• Problem statement: Copy all lines of the listing that include the string "matplotlib".

• Given data:
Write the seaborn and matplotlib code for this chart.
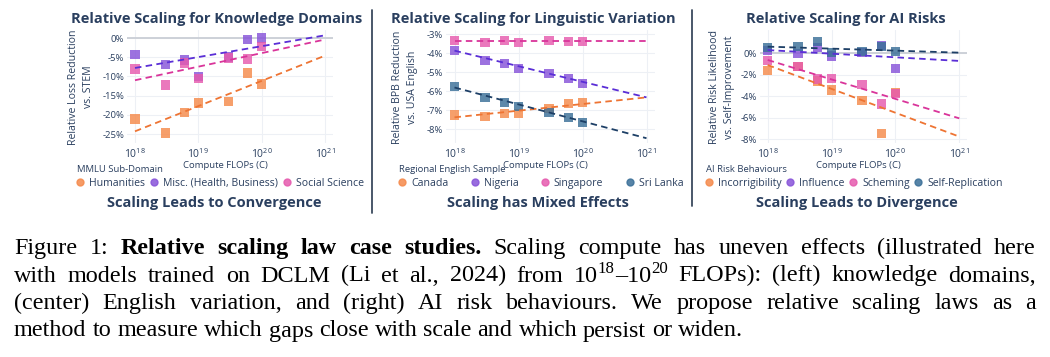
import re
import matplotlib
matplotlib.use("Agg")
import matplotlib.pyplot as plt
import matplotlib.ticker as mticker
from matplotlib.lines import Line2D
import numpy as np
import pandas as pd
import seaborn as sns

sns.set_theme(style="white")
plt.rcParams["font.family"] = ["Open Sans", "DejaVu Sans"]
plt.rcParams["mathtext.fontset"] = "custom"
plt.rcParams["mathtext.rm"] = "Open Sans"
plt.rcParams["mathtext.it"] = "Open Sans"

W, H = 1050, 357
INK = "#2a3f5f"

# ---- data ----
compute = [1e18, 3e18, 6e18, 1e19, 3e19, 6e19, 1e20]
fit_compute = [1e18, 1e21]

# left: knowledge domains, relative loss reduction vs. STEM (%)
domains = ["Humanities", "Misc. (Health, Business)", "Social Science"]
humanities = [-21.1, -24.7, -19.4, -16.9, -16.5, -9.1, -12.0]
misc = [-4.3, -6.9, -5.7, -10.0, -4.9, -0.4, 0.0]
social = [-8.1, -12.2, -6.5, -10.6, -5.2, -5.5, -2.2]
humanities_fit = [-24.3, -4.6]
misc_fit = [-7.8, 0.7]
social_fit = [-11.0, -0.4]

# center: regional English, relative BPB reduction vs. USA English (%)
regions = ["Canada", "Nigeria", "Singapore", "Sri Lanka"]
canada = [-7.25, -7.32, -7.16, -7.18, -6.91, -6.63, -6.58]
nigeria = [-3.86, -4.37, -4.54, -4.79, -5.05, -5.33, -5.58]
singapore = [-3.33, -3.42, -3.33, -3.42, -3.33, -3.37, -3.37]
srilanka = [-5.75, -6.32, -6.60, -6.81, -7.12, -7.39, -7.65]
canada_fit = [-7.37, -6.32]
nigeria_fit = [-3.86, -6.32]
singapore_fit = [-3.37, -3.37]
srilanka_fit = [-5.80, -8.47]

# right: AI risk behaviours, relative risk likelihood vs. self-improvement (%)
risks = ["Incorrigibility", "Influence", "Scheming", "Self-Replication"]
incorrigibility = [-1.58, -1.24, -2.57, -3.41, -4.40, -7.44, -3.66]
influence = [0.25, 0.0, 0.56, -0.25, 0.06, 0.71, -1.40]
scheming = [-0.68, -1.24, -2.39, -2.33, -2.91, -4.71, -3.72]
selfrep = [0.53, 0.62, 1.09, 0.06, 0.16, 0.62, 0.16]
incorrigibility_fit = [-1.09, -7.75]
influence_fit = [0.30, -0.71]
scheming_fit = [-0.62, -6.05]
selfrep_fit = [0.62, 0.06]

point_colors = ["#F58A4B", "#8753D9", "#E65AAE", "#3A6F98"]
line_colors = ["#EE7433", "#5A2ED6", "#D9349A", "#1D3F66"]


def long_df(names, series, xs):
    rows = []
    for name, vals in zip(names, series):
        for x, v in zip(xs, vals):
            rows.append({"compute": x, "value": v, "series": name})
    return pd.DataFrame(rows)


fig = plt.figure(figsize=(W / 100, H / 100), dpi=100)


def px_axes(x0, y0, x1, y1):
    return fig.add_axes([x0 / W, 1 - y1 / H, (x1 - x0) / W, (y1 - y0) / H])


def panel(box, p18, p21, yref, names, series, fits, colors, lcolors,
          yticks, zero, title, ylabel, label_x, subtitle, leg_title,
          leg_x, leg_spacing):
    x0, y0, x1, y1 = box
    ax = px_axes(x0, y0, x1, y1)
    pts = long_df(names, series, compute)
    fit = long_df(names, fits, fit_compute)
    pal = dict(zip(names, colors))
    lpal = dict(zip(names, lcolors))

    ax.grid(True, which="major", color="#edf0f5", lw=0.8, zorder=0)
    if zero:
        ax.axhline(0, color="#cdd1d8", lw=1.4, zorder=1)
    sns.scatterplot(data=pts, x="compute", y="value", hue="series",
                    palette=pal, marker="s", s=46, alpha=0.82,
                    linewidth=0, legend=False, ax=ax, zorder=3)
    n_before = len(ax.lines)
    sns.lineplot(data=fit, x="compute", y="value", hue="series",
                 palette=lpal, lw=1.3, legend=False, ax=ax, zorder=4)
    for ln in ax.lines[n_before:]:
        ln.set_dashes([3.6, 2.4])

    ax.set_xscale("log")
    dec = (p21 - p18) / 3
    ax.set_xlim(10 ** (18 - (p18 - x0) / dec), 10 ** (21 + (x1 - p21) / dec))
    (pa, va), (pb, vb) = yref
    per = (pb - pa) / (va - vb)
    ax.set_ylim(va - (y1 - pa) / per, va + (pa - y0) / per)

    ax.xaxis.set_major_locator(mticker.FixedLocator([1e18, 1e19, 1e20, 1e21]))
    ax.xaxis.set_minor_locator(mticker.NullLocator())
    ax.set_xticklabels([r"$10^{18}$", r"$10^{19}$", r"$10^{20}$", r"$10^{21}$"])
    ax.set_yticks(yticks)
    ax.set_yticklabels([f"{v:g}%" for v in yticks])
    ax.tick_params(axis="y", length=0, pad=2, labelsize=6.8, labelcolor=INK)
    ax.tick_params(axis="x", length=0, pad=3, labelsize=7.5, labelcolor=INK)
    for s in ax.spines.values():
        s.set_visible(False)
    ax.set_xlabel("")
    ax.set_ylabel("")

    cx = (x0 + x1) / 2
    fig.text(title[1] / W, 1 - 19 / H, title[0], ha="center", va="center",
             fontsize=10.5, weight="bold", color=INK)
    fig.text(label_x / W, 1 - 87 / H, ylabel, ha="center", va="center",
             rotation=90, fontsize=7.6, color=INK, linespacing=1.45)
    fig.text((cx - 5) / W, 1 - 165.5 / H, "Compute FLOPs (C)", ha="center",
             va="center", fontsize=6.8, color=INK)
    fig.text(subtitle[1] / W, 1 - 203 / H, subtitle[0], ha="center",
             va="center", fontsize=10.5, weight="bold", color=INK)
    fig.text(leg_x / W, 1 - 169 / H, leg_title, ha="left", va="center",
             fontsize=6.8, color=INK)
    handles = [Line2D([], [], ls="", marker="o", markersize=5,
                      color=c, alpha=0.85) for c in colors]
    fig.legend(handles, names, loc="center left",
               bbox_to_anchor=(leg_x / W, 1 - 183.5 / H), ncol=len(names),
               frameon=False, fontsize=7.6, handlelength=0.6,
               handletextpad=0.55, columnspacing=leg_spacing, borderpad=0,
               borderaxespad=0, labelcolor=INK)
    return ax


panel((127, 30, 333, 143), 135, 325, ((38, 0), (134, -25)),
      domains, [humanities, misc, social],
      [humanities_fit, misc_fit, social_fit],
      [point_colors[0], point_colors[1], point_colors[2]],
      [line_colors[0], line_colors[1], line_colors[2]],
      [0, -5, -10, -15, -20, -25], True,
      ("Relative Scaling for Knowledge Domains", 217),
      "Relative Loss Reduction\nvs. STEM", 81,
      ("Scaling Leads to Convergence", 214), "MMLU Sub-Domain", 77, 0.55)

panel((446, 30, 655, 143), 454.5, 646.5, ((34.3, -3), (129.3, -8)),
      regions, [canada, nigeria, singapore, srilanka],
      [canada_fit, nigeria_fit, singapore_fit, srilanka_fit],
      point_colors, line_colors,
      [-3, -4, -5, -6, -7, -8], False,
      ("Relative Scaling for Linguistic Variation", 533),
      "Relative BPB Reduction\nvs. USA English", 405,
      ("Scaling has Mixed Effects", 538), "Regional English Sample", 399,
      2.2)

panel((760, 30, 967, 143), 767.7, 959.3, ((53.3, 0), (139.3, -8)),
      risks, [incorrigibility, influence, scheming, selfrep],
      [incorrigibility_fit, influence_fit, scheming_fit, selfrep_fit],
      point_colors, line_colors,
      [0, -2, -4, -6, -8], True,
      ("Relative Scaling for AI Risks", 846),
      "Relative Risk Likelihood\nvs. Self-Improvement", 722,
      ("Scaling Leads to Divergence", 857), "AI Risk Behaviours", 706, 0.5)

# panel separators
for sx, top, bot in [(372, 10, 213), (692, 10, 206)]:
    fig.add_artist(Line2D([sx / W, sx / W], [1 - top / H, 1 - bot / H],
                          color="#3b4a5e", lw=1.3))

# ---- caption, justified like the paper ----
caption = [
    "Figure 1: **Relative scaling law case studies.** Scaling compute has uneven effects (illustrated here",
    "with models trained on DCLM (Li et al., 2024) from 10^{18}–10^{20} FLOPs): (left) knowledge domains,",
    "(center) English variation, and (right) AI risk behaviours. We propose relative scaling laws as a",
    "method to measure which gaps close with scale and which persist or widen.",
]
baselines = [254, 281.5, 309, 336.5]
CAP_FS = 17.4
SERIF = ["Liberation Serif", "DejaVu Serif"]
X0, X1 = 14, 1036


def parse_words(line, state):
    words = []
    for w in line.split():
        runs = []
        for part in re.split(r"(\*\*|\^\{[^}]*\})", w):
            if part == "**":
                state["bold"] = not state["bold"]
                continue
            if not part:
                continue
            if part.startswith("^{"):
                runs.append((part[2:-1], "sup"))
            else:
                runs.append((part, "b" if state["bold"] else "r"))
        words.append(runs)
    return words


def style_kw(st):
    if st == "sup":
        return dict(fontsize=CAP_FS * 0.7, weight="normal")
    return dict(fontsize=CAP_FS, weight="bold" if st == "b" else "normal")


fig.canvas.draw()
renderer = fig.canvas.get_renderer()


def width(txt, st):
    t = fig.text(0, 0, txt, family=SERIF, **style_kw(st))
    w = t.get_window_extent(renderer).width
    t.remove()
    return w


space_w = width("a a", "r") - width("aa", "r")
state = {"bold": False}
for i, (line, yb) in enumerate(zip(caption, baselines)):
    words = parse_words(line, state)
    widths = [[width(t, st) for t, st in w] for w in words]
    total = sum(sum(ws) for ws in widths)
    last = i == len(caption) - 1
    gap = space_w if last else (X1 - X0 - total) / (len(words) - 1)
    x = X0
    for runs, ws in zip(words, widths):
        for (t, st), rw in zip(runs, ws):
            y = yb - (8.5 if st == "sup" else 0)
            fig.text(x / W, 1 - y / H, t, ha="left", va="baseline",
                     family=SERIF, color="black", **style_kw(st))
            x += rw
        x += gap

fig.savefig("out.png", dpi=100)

• The output:
Write the seaborn and matplotlib code for this chart.
import matplotlib
matplotlib.use("Agg")
import matplotlib.pyplot as plt
import matplotlib.ticker as mticker
from matplotlib.lines import Line2D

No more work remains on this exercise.